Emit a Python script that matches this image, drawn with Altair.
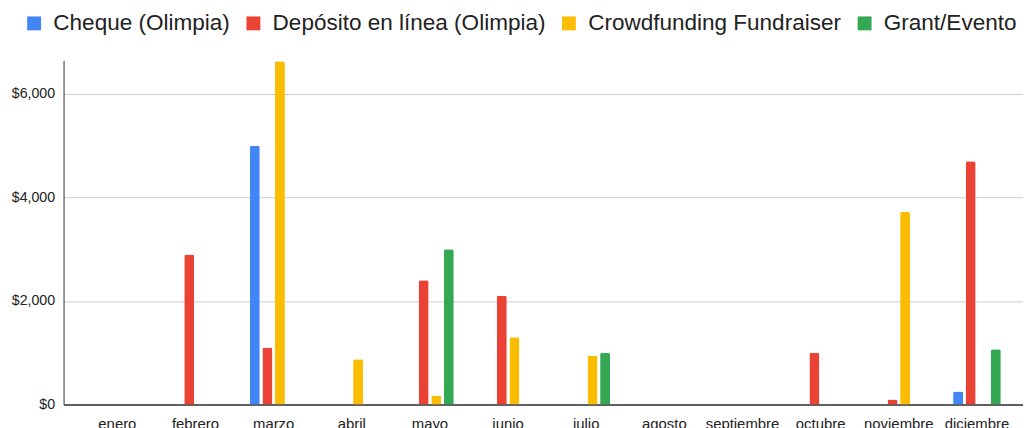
import altair as alt
import pandas as pd

months = ["enero", "febrero", "marzo", "abril", "mayo", "junio", "julio",
          "agosto", "septiembre", "octubre", "noviembre", "diciembre"]
series = ["Cheque (Olimpia)", "Depósito en línea (Olimpia)",
          "Crowdfunding Fundraiser", "Grant/Evento"]
colors = ["#4285F4", "#EA4335", "#FBBC04", "#34A853"]

cheque = {"marzo": 5000, "diciembre": 250}
deposito = {"febrero": 2900, "marzo": 1100, "mayo": 2400, "junio": 2100,
            "octubre": 1000, "noviembre": 100, "diciembre": 4700}
crowdfunding = {"marzo": 6630, "abril": 875, "mayo": 175, "junio": 1300,
                "julio": 950, "noviembre": 3720}
grant = {"mayo": 3000, "julio": 1000, "diciembre": 1070}

rows = []
for name, vals in zip(series, [cheque, deposito, crowdfunding, grant]):
    for m, v in vals.items():
        rows.append({"mes": m, "serie": name, "valor": v})
df = pd.DataFrame(rows)

FONT = "Liberation Sans"

chart = alt.Chart(df).mark_bar(
    cornerRadiusTopLeft=2, cornerRadiusTopRight=2
).encode(
    x=alt.X("mes:N", sort=months,
            scale=alt.Scale(domain=months, paddingInner=0.39,
                            paddingOuter=0.334, align=0.574),
            axis=alt.Axis(title=None, labelAngle=0, ticks=False,
                          labelPadding=12, labelFontSize=15, labelFont=FONT,
                          labelColor="#222222", domainColor="#333333",
                          domainWidth=1.5, grid=False)),
    xOffset=alt.XOffset("serie:N", sort=series,
                        scale=alt.Scale(domain=series, paddingInner=0.21,
                                        paddingOuter=0)),
    y=alt.Y("valor:Q",
            scale=alt.Scale(domain=[0, 6650], nice=False),
            axis=alt.Axis(title=None, values=[0, 2000, 4000, 6000],
                          format="$,.0f", ticks=False, labelPadding=9,
                          labelFontSize=14.3, labelFont=FONT,
                          labelColor="#222222", domainColor="#333333",
                          domainWidth=1, gridColor="#cccccc", gridWidth=1)),
    color=alt.Color("serie:N", sort=series,
                    scale=alt.Scale(domain=series, range=colors),
                    legend=alt.Legend(title=None, orient="none",
                                      direction="horizontal",
                                      legendX=-41, legendY=-49,
                                      symbolType="square", symbolSize=196,
                                      symbolStrokeWidth=0, labelFont=FONT,
                                      labelFontSize=22.7, labelColor="#222222",
                                      labelOffset=8, columnPadding=12,
                                      padding=0, labelLimit=400)),
).properties(
    width=967, height=347,
    autosize=alt.AutoSizeParams(type="none"),
    padding={"left": 56, "top": 51, "right": 0, "bottom": 30},
).configure_view(stroke=None)

chart.save("out.html", embed_options={"renderer": "svg", "actions": False})
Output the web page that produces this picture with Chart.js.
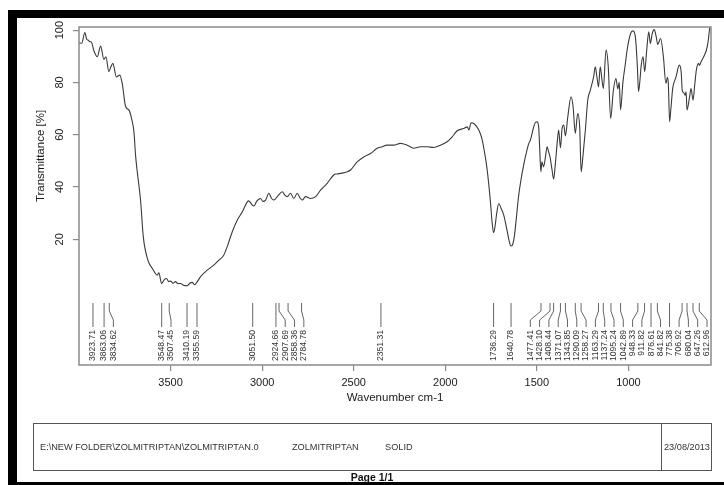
<!DOCTYPE html>
<html>
<head>
<meta charset="utf-8">
<title>ZOLMITRIPTAN IR spectrum</title>
<script src="https://cdn.jsdelivr.net/npm/chart.js@4.4.1/dist/chart.umd.min.js"></script>
<style>
  html, body { margin: 0; padding: 0; background: #fff; width: 724px; height: 485px; overflow: hidden; }
  #page { position: relative; width: 724px; height: 485px; overflow: hidden; background: #fff;
          font-family: "Liberation Sans", Arial, sans-serif; }
  #spec { position: absolute; left: 0; top: 0; }
  .bar { position: absolute; background: #000; }
  #footer { position: absolute; left: 33px; top: 423px; width: 679px; height: 48px;
            border: 1px solid #555; box-sizing: border-box; }
  #footer .sep { position: absolute; left: 627px; top: 0; bottom: 0; border-left: 1px solid #555; }
  .ft { position: absolute; font-size: 9.2px; color: #333; white-space: nowrap; line-height: 11px; }
  #pageno { position: absolute; left: 0; width: 744px; top: 471px; text-align: center;
            font-weight: bold; font-size: 10.5px; color: #111; }
</style>
</head>
<body>
<div id="page">
  <canvas id="spec" width="724" height="412"></canvas>
  <div class="bar" style="left:8px;top:10px;width:716px;height:8px"></div>
  <div class="bar" style="left:8px;top:10px;width:9px;height:475px"></div>
  <div class="bar" style="left:8px;top:482px;width:716px;height:3px"></div>
  <div id="footer"><div class="sep"></div></div>
  <div class="ft" style="left:40px;top:442px">E:\NEW FOLDER\ZOLMITRIPTAN\ZOLMITRIPTAN.0</div>
  <div class="ft" style="left:292px;top:442px">ZOLMITRIPTAN</div>
  <div class="ft" style="left:385px;top:442px">SOLID</div>
  <div class="ft" style="left:664px;top:442px">23/08/2013</div>
  <div id="pageno">Page 1/1</div>
</div>
<script>
// Spectrum trace: wavenumber (cm-1) and transmittance (%)
const wavenumber = [
  4000, 3985, 3968, 3958, 3951, 3940, 3933, 3918, 3900, 3882,
  3864, 3853, 3837, 3826, 3815, 3796, 3777, 3764, 3746, 3727,
  3713, 3700, 3691, 3683, 3664, 3649, 3624, 3600, 3573, 3564,
  3549, 3535, 3522, 3510, 3500, 3486, 3473, 3460, 3445, 3430,
  3409, 3395, 3382, 3368, 3354, 3336, 3300, 3264, 3236, 3209,
  3191, 3163, 3136, 3108, 3081, 3073, 3054, 3045, 3030, 3018,
  3009, 2995, 2981, 2963, 2950, 2936, 2915, 2890, 2875, 2863,
  2845, 2827, 2808, 2795, 2781, 2763, 2736, 2708, 2681, 2645,
  2609, 2590, 2572, 2535, 2517, 2481, 2445, 2408, 2372, 2344,
  2317, 2281, 2245, 2208, 2172, 2135, 2099, 2063, 2026, 1990,
  1962, 1935, 1899, 1880, 1871, 1859, 1841, 1817, 1800, 1785,
  1772, 1753, 1745, 1736, 1728, 1720, 1708, 1695, 1681, 1663,
  1650, 1641, 1632, 1623, 1612, 1600, 1586, 1572, 1554, 1544,
  1535, 1517, 1506, 1499, 1490, 1484, 1478, 1472, 1463, 1452,
  1444, 1436, 1428, 1418, 1408, 1400, 1390, 1381, 1371, 1362,
  1353, 1344, 1331, 1313, 1302, 1290, 1277, 1266, 1258, 1248,
  1235, 1222, 1208, 1190, 1181, 1172, 1163, 1154, 1145, 1137,
  1122, 1110, 1097, 1082, 1068, 1058, 1050, 1043, 1030, 1015,
  1007, 988, 975, 962, 951, 945, 938, 930, 920, 911,
  900, 889, 880, 870, 859, 848, 840, 824, 809, 795,
  787, 782, 775, 768, 758, 740, 722, 712, 706, 697,
  690, 685, 680, 666, 658, 647, 638, 629, 617, 612,
  603, 585, 574, 565, 556
];
const transmittance = [
  95.1, 95.0, 99.1, 96.5, 96.2, 95.6, 95.5, 92.0, 89.8, 93.9,
  88.8, 89.8, 84.1, 86.0, 87.3, 82.1, 82.8, 79.6, 70.9, 69.4,
  66.2, 61.1, 52.0, 46.5, 35.0, 21.0, 12.0, 8.9, 6.3, 7.2,
  3.1, 4.5, 5.0, 3.8, 4.0, 3.2, 3.8, 3.0, 3.1, 2.4,
  2.2, 3.2, 3.5, 2.6, 3.8, 5.7, 8.2, 10.1, 12.0, 14.0,
  17.1, 22.9, 27.3, 30.5, 34.3, 34.7, 33.1, 32.7, 34.5, 35.3,
  35.6, 34.5, 35.0, 37.6, 35.8, 35.0, 36.5, 38.2, 36.8, 36.3,
  37.6, 35.6, 37.6, 36.0, 35.0, 36.3, 35.6, 36.3, 38.8, 41.4,
  44.6, 45.0, 45.2, 45.8, 46.5, 49.6, 51.5, 52.8, 54.8, 55.4,
  56.0, 56.0, 56.7, 56.0, 54.8, 55.4, 55.4, 55.1, 56.0, 57.3,
  59.2, 61.5, 62.4, 63.0, 61.8, 64.6, 64.1, 61.8, 58.5, 53.0,
  47.0, 34.0, 27.0, 22.5, 25.0, 29.5, 33.7, 31.8, 29.3, 23.5,
  19.0, 17.4, 18.0, 21.0, 28.0, 36.3, 43.0, 48.4, 54.1, 56.7,
  58.0, 63.0, 64.8, 64.9, 63.0, 54.0, 45.8, 49.6, 47.7, 52.0,
  55.4, 53.5, 51.5, 47.0, 43.0, 48.0, 56.0, 61.8, 55.0, 62.5,
  63.7, 59.5, 66.8, 74.5, 70.7, 60.5, 68.1, 63.0, 45.8, 52.0,
  61.8, 73.2, 77.0, 82.1, 86.0, 82.1, 78.3, 86.0, 81.5, 77.7,
  92.4, 86.0, 66.2, 77.0, 81.5, 77.5, 80.0, 69.5, 80.0, 88.0,
  92.4, 98.7, 99.7, 97.4, 86.0, 76.5, 80.0, 86.6, 89.8, 84.1,
  92.4, 99.4, 94.9, 98.7, 100.2, 97.4, 94.5, 96.8, 89.8, 79.6,
  82.0, 79.5, 65.0, 70.0, 77.7, 82.1, 86.6, 84.1, 77.0, 76.0,
  75.1, 76.4, 69.4, 74.5, 77.7, 73.2, 79.0, 84.7, 87.3, 86.5,
  87.9, 90.4, 92.4, 95.5, 101.0
];

// Picked peak positions (cm-1)
const peakPositions = [
  3923.71, 3863.06, 3834.62, 3548.47, 3507.45, 3410.19, 3355.59, 3051.50,
  2924.66, 2907.69, 2858.36, 2784.78, 2351.31, 1736.29, 1640.78,
  1477.41, 1428.10, 1408.44, 1371.07, 1343.85, 1290.09, 1258.27, 1163.29,
  1137.24, 1095.24, 1042.89, 948.33, 911.82, 876.61, 841.82, 775.38,
  706.92, 680.04, 647.26, 612.96
];

const xTickValues = [1000, 1500, 2000, 2500, 3000, 3500];
const yTickValues = [20, 40, 60, 80, 100];

const FONT = '"Liberation Sans", Arial, sans-serif';
const AXIS_GREY = '#8a8a8a';

// Box around the plot, y-axis caption and the peak annotation leaders
const framePeaks = {
  id: 'framePeaks',
  afterDatasetsDraw(chart) {
    const { ctx, chartArea: a, scales: { x } } = chart;
    ctx.save();

    // spread labels so neighbouring texts do not collide
    const gap = 9.3;
    const px = peakPositions.map(v => x.getPixelForValue(v));
    const order = px.map((_, i) => i).sort((i, j) => px[i] - px[j]);
    const pos = new Array(px.length);
    let prev = -Infinity;
    order.forEach(i => { pos[i] = Math.max(px[i], prev + gap); prev = pos[i]; });
    let next = a.right - 4 + gap;
    order.slice().reverse().forEach(i => { pos[i] = Math.min(pos[i], next - gap); next = pos[i]; });

    const yTop = a.bottom - 62, yB1 = a.bottom - 54, yB2 = a.bottom - 45, yEnd = a.bottom - 38;
    const yText = a.bottom - 35;
    ctx.strokeStyle = '#555';
    ctx.lineWidth = 0.9;
    ctx.fillStyle = '#333';
    ctx.font = '8.6px ' + FONT;
    peakPositions.forEach((v, i) => {
      ctx.beginPath();
      ctx.moveTo(px[i], yTop);
      if (Math.abs(pos[i] - px[i]) < 0.5) {
        ctx.lineTo(px[i], yEnd);
      } else {
        ctx.lineTo(px[i], yB1);
        ctx.lineTo(pos[i], yB2);
        ctx.lineTo(pos[i], yEnd);
      }
      ctx.stroke();
      ctx.save();
      ctx.translate(pos[i], yText);
      ctx.rotate(-Math.PI / 2);
      ctx.textAlign = 'right';
      ctx.textBaseline = 'middle';
      ctx.fillText(v.toFixed(2), 0, 0);
      ctx.restore();
    });

    // plot frame
    ctx.strokeStyle = AXIS_GREY;
    ctx.lineWidth = 1.5;
    ctx.strokeRect(a.left, a.top, a.right - a.left, a.bottom - a.top);

    // y-axis caption
    ctx.save();
    ctx.translate(41, 156);
    ctx.rotate(-Math.PI / 2);
    ctx.fillStyle = '#1a1a1a';
    ctx.font = '11.5px ' + FONT;
    ctx.textAlign = 'center';
    ctx.textBaseline = 'middle';
    ctx.fillText('Transmittance [%]', 0, 0);
    ctx.restore();

    ctx.restore();
  }
};

new Chart(document.getElementById('spec'), {
  type: 'line',
  data: {
    datasets: [{
      data: wavenumber.map((w, i) => ({ x: w, y: transmittance[i] })),
      borderColor: '#3a3a3a',
      borderWidth: 1.1,
      pointRadius: 0,
      cubicInterpolationMode: 'monotone',
      fill: false
    }]
  },
  options: {
    responsive: false,
    animation: false,
    devicePixelRatio: 1,
    layout: { padding: { left: 0, top: 27, right: 13, bottom: 0 } },
    plugins: { legend: { display: false }, tooltip: { enabled: false } },
    scales: {
      x: {
        type: 'linear', reverse: true, min: 549, max: 4000,
        afterBuildTicks: s => { s.ticks = xTickValues.map(v => ({ value: v })); },
        afterFit: s => { s.height = 47; },
        grid: { display: true, drawOnChartArea: false, drawTicks: true, tickLength: 6, color: AXIS_GREY, lineWidth: 1.2 },
        border: { display: false },
        ticks: { color: '#1a1a1a', font: { family: FONT, size: 11 }, padding: 5, maxRotation: 0, autoSkip: false,
                 callback: v => String(v) },
        title: { display: true, text: 'Wavenumber cm-1', color: '#1a1a1a',
                 font: { family: FONT, size: 11.5 }, padding: { top: 0, bottom: 7 } }
      },
      y: {
        type: 'linear', min: -28.1, max: 101.2,
        afterBuildTicks: s => { s.ticks = yTickValues.map(v => ({ value: v })); },
        afterFit: s => { s.width = 79; },
        grid: { display: true, drawOnChartArea: false, drawTicks: true, tickLength: 6, color: AXIS_GREY, lineWidth: 1.2 },
        border: { display: false },
        ticks: { color: '#1a1a1a', font: { family: FONT, size: 11 }, padding: 4,
                 minRotation: 90, maxRotation: 90, crossAlign: 'center', autoSkip: false,
                 callback: v => String(v) }
      }
    }
  },
  plugins: [framePeaks]
});
</script>
</body>
</html>
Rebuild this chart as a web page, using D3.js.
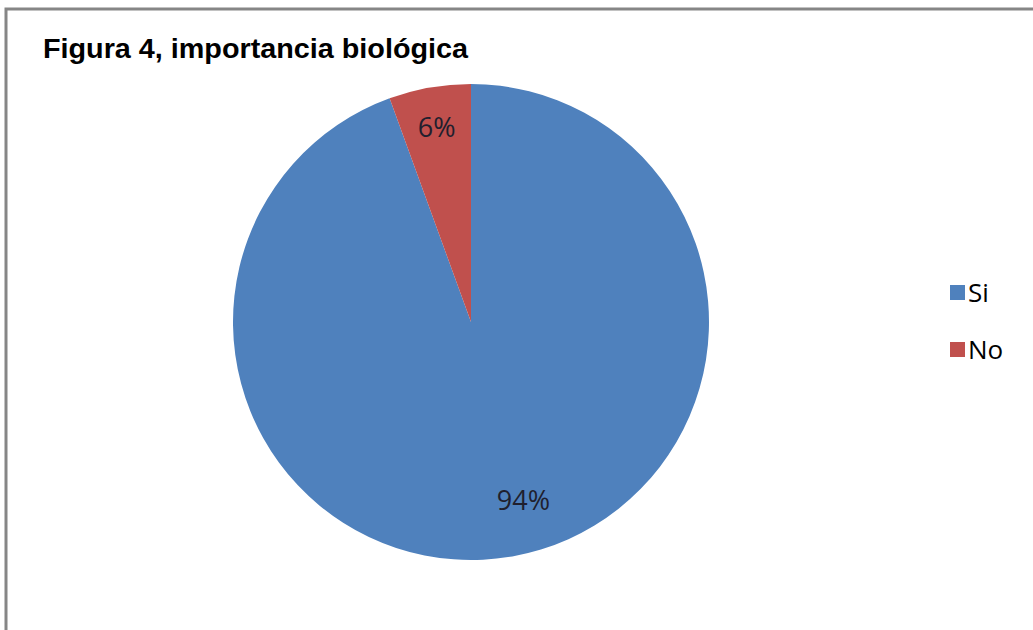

•••••

[Exercise brief]:
Pictures are excluded: retype only the lines from the beginning of the listing above through the line with "import pandas as pd", both included.

[Solution to the exercise]:
Emit a Python script that matches this image, drawn with Altair.
import altair as alt
import pandas as pd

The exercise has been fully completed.